■ **THE REQUEST**
Each line in the material below, starting at the one with "Write the Apache ECharts code for this chart." and ending at the one with "var xEnd = 43.46;", is to be reproduced exactly; no picture is to be copied.

:: EXERCISE MATERIAL

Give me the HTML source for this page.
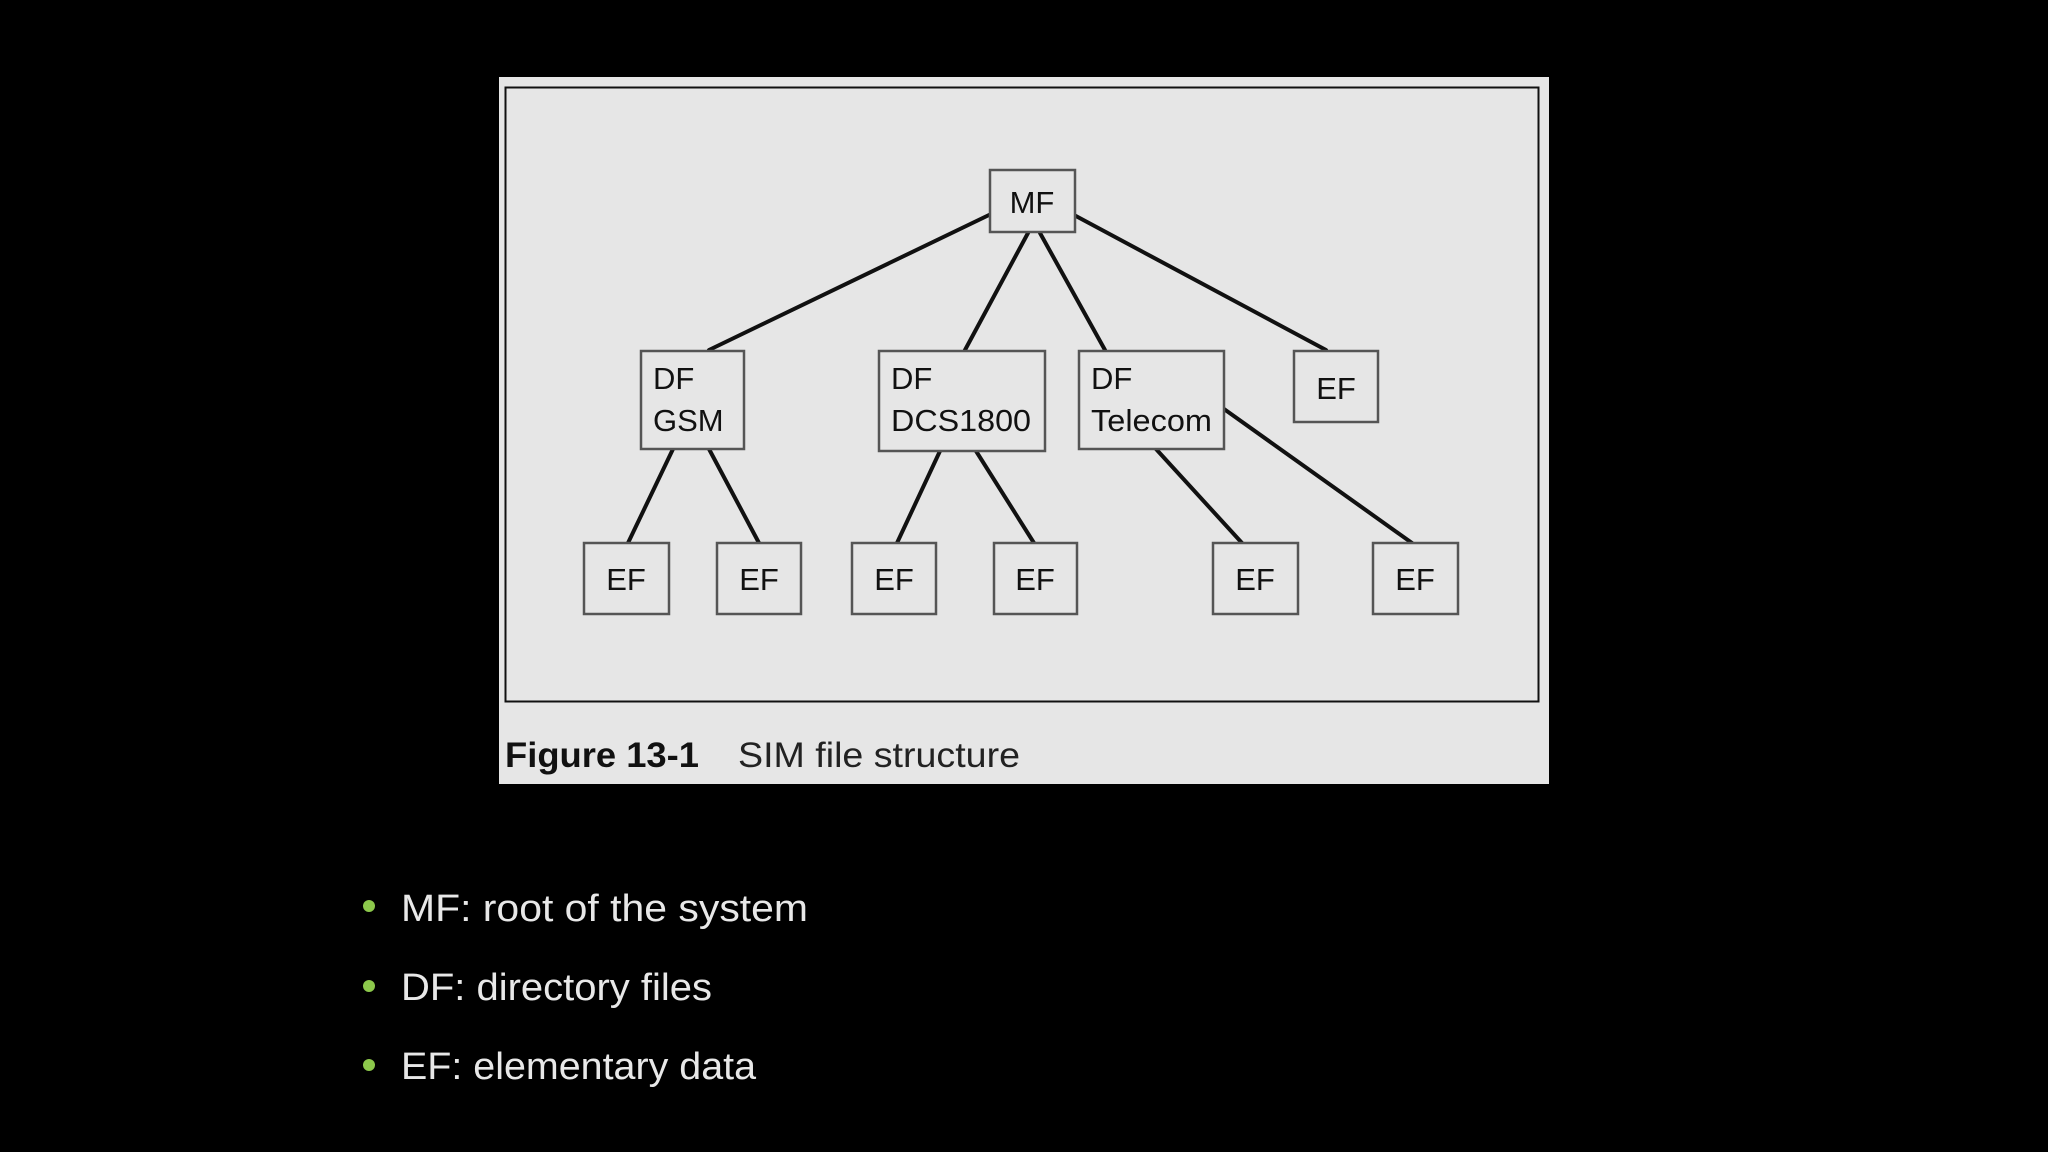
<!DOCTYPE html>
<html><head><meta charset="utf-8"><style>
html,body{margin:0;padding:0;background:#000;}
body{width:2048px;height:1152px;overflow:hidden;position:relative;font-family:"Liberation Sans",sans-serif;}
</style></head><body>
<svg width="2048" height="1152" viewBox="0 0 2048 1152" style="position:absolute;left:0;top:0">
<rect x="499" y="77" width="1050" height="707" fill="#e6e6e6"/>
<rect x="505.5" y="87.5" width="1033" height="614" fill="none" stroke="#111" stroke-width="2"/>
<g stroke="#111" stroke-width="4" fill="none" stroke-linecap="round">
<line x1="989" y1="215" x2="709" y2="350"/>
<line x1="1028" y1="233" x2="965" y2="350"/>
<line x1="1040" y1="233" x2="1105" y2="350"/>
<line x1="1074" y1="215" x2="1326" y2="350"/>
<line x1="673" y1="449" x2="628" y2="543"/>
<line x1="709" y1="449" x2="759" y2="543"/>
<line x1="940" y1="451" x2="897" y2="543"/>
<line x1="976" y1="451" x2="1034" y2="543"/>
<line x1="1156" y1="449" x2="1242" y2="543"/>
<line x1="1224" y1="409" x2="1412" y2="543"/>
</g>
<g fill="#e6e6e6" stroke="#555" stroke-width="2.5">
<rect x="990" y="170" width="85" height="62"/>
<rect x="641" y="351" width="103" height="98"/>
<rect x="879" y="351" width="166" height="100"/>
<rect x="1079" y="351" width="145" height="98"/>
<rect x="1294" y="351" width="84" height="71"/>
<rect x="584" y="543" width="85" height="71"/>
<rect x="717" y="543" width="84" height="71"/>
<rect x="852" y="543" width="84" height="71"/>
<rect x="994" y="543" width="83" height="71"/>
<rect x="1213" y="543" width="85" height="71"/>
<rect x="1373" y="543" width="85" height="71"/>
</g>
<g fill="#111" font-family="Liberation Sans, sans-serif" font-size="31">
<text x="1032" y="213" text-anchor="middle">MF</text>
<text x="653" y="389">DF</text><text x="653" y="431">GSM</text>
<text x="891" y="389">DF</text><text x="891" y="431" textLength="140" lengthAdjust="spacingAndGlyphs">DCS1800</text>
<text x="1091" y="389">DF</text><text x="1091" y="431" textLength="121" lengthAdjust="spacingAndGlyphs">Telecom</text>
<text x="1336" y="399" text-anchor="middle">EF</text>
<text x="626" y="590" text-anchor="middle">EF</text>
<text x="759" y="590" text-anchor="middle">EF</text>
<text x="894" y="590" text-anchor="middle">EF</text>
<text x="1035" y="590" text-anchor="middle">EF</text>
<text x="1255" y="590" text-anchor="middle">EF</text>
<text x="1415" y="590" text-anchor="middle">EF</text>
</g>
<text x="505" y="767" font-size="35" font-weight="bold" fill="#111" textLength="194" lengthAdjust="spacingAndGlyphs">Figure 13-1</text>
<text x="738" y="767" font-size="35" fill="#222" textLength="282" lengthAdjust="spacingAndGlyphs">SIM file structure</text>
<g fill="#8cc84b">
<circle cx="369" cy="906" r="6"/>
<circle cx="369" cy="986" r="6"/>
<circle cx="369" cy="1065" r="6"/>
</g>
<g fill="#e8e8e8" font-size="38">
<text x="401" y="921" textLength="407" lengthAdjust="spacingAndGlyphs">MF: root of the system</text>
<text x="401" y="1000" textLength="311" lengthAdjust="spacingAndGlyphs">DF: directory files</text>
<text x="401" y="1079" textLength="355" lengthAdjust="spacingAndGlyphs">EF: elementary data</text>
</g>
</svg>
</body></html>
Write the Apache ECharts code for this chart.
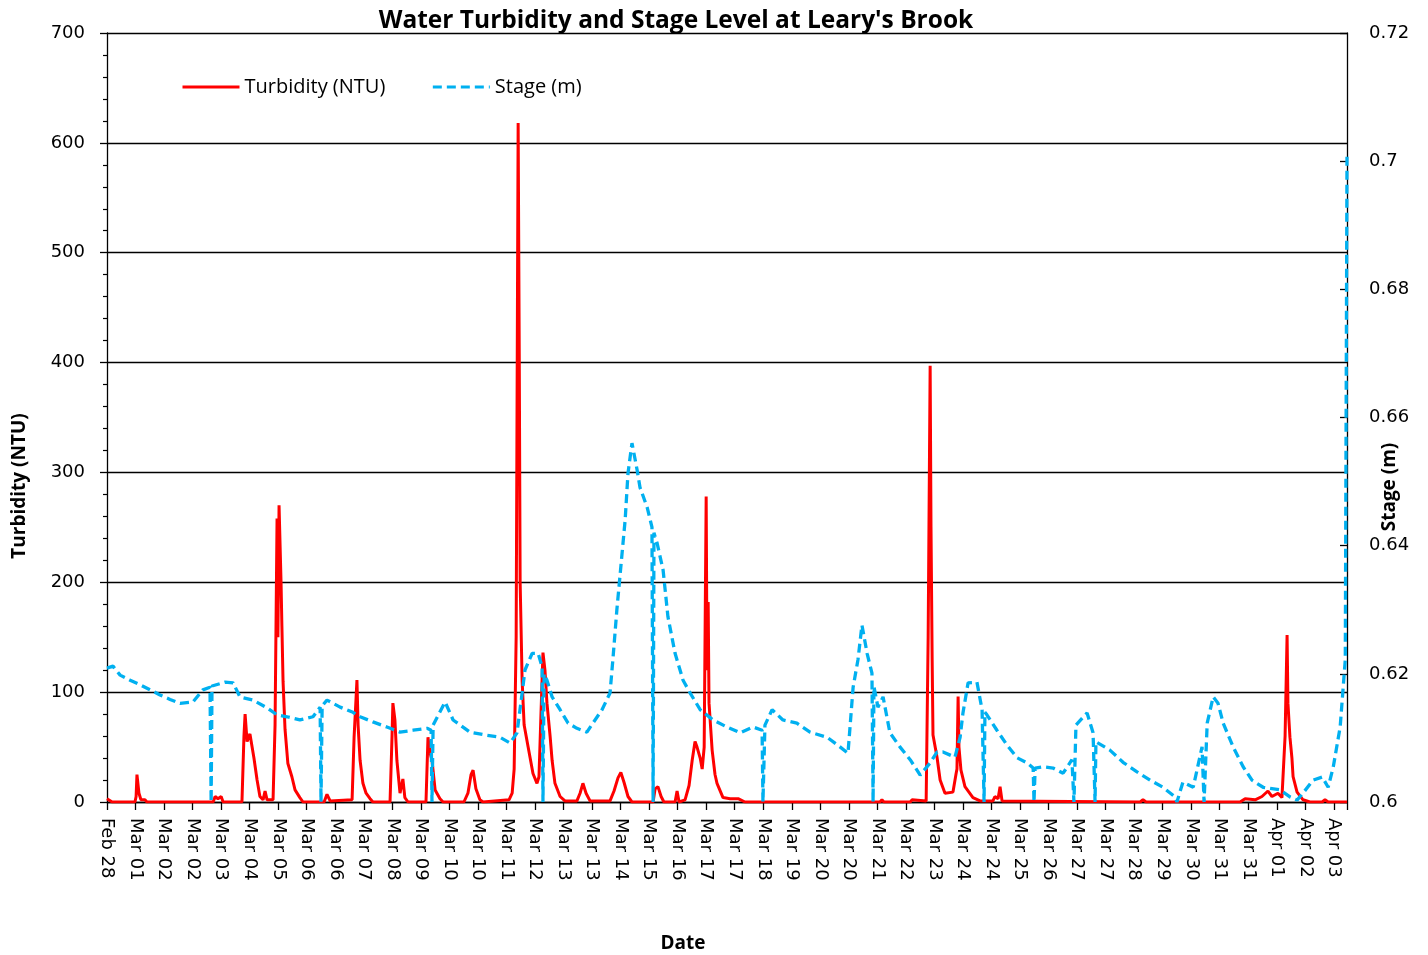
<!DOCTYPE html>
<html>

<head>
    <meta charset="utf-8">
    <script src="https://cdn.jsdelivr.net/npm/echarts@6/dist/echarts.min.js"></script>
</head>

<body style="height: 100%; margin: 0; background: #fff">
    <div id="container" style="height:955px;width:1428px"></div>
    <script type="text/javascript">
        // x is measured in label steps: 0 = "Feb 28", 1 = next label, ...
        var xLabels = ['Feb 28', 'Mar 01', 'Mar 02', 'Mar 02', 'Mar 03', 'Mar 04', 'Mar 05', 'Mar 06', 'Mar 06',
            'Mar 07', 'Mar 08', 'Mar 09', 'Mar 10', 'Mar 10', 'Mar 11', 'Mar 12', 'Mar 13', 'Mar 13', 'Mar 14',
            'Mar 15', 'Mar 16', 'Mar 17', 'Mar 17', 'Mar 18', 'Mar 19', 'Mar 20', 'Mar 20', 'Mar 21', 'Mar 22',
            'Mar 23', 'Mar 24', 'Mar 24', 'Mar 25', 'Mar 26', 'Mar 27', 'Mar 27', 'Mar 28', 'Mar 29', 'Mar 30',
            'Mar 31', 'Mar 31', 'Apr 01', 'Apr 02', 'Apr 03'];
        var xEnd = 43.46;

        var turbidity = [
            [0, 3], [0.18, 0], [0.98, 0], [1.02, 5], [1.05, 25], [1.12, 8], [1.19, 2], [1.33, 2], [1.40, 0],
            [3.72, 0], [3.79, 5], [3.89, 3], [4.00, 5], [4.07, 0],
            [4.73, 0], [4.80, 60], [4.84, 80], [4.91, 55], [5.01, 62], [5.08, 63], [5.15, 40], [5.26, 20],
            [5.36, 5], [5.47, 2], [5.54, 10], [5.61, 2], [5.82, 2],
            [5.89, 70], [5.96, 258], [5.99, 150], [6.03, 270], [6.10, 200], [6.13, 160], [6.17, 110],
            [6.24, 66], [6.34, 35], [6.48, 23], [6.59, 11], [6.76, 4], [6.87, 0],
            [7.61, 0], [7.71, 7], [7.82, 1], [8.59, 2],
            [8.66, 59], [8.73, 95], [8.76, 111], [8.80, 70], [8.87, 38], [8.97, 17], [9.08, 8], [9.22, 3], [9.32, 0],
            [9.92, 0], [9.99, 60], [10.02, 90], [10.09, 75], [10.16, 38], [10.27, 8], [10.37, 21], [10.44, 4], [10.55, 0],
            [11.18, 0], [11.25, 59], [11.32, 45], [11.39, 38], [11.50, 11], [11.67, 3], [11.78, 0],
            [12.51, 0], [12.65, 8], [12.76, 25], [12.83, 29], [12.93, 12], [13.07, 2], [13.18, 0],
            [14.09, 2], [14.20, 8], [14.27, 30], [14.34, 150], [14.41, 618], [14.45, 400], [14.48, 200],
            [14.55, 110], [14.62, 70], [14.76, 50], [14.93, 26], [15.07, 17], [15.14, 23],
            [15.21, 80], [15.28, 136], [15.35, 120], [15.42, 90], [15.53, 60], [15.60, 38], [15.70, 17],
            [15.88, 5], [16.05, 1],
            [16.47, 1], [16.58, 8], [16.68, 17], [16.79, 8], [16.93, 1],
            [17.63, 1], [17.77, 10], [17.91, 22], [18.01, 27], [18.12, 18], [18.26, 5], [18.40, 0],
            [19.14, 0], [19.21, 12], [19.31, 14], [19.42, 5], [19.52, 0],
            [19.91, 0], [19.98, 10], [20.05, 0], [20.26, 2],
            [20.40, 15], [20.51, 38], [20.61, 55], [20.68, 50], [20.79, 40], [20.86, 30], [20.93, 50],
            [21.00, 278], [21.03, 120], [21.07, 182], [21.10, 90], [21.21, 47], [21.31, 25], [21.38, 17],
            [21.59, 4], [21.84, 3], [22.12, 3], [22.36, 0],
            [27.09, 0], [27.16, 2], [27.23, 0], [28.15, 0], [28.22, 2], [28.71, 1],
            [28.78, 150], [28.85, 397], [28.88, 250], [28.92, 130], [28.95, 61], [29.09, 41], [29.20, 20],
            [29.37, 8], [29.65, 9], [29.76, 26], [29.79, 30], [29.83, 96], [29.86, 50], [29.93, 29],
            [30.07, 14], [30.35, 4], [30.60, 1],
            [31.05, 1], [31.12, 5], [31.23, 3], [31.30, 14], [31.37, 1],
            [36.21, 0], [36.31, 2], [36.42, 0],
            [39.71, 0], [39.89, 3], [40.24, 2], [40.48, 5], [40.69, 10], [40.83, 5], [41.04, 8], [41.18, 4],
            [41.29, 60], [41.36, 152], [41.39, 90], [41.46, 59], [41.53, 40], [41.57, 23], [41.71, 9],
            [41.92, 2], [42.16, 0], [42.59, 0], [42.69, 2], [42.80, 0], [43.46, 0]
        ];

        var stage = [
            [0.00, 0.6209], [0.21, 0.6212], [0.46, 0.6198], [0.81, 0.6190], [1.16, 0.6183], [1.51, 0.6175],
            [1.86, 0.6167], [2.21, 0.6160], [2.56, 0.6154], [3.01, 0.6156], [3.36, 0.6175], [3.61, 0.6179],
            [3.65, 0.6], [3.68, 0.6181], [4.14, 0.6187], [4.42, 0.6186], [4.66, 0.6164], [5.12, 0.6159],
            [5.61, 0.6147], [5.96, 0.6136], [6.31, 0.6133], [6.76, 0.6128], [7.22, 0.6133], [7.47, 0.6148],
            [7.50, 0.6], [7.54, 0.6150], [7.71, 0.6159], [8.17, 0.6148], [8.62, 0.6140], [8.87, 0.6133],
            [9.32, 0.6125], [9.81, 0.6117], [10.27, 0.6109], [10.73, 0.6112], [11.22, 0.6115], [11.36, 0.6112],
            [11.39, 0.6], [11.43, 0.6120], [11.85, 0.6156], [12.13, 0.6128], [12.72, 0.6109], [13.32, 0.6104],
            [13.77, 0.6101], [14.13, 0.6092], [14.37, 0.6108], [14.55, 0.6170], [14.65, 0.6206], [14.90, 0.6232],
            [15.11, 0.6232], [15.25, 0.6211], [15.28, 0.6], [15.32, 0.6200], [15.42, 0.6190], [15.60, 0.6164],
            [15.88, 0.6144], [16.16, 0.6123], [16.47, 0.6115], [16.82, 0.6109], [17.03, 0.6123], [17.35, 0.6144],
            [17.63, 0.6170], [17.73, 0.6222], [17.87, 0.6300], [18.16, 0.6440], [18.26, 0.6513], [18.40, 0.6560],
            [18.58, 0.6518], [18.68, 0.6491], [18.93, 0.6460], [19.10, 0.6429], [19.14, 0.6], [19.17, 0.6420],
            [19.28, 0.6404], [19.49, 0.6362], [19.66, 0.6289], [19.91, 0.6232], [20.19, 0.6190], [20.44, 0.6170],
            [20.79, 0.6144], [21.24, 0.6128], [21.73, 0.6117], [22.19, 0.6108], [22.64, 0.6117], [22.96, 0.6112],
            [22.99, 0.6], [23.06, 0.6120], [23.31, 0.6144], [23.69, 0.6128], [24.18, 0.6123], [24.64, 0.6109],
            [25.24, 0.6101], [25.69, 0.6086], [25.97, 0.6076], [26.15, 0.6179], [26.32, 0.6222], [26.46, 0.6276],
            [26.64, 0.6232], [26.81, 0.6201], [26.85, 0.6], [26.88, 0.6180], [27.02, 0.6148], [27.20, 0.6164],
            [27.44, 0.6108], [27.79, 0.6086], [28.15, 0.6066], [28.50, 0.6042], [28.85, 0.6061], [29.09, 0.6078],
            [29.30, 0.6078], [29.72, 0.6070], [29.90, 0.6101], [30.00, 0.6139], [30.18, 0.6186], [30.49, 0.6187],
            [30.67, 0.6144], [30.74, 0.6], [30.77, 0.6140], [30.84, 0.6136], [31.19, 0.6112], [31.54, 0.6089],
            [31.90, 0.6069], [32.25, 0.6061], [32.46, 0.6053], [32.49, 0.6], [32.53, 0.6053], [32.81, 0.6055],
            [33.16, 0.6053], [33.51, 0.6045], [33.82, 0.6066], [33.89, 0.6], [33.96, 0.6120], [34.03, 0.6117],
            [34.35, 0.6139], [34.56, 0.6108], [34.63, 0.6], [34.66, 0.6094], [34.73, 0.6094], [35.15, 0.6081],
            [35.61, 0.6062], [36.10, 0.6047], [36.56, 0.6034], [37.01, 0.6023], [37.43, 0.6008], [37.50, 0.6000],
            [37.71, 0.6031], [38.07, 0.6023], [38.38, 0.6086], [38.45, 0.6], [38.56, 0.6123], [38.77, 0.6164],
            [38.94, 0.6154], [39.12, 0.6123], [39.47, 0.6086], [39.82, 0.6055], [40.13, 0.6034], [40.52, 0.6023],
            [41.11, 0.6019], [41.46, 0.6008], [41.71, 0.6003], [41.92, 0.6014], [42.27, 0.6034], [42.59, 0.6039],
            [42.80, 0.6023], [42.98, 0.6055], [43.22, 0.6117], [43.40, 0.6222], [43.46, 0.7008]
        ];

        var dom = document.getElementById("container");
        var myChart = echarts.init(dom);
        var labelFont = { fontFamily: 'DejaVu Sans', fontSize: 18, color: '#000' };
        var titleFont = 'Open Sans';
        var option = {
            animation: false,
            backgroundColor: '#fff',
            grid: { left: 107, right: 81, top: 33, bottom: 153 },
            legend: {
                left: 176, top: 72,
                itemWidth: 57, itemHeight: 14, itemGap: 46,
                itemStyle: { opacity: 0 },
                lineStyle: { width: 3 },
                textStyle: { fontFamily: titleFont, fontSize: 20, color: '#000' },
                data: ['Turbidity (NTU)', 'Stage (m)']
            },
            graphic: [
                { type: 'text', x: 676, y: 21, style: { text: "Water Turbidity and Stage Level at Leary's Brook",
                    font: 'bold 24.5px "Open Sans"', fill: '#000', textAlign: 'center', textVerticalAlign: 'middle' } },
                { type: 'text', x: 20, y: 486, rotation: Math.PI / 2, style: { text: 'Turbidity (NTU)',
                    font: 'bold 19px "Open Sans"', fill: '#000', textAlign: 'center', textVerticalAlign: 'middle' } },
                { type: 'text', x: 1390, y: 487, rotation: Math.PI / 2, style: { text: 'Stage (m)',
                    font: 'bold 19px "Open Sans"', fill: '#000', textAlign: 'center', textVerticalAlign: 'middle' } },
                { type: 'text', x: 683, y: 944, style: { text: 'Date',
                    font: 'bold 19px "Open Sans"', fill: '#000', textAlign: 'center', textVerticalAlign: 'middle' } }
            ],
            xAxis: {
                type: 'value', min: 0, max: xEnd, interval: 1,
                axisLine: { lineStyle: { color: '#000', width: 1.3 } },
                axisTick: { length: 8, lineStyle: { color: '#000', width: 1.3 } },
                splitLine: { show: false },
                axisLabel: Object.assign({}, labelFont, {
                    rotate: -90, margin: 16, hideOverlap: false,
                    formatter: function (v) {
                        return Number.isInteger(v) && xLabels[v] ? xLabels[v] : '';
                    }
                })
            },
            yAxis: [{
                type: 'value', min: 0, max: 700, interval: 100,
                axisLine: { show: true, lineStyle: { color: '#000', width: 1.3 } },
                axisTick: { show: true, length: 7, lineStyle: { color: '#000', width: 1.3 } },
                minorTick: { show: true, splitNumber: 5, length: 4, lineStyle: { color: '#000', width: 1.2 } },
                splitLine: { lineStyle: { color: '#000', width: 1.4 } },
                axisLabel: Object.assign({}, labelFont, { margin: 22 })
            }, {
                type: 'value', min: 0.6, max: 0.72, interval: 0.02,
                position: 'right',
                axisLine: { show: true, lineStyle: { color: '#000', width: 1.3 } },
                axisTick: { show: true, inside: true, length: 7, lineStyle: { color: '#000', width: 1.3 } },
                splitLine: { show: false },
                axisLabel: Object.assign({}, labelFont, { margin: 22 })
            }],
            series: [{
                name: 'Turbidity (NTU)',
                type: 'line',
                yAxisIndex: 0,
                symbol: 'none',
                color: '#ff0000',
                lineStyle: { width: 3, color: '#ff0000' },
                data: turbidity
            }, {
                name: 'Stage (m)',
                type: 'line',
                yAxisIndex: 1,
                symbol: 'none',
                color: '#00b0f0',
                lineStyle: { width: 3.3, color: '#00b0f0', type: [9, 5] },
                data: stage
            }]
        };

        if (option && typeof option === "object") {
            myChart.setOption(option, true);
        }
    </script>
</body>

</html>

::::

■ **EXERCISE RESULT**
Write the Apache ECharts code for this chart.
<!DOCTYPE html>
<html>

<head>
    <meta charset="utf-8">
    <script src="https://cdn.jsdelivr.net/npm/echarts@6/dist/echarts.min.js"></script>
</head>

<body style="height: 100%; margin: 0; background: #fff">
    <div id="container" style="height:955px;width:1428px"></div>
    <script type="text/javascript">
        // x is measured in label steps: 0 = "Feb 28", 1 = next label, ...
        var xLabels = ['Feb 28', 'Mar 01', 'Mar 02', 'Mar 02', 'Mar 03', 'Mar 04', 'Mar 05', 'Mar 06', 'Mar 06',
            'Mar 07', 'Mar 08', 'Mar 09', 'Mar 10', 'Mar 10', 'Mar 11', 'Mar 12', 'Mar 13', 'Mar 13', 'Mar 14',
            'Mar 15', 'Mar 16', 'Mar 17', 'Mar 17', 'Mar 18', 'Mar 19', 'Mar 20', 'Mar 20', 'Mar 21', 'Mar 22',
            'Mar 23', 'Mar 24', 'Mar 24', 'Mar 25', 'Mar 26', 'Mar 27', 'Mar 27', 'Mar 28', 'Mar 29', 'Mar 30',
            'Mar 31', 'Mar 31', 'Apr 01', 'Apr 02', 'Apr 03'];
        var xEnd = 43.46;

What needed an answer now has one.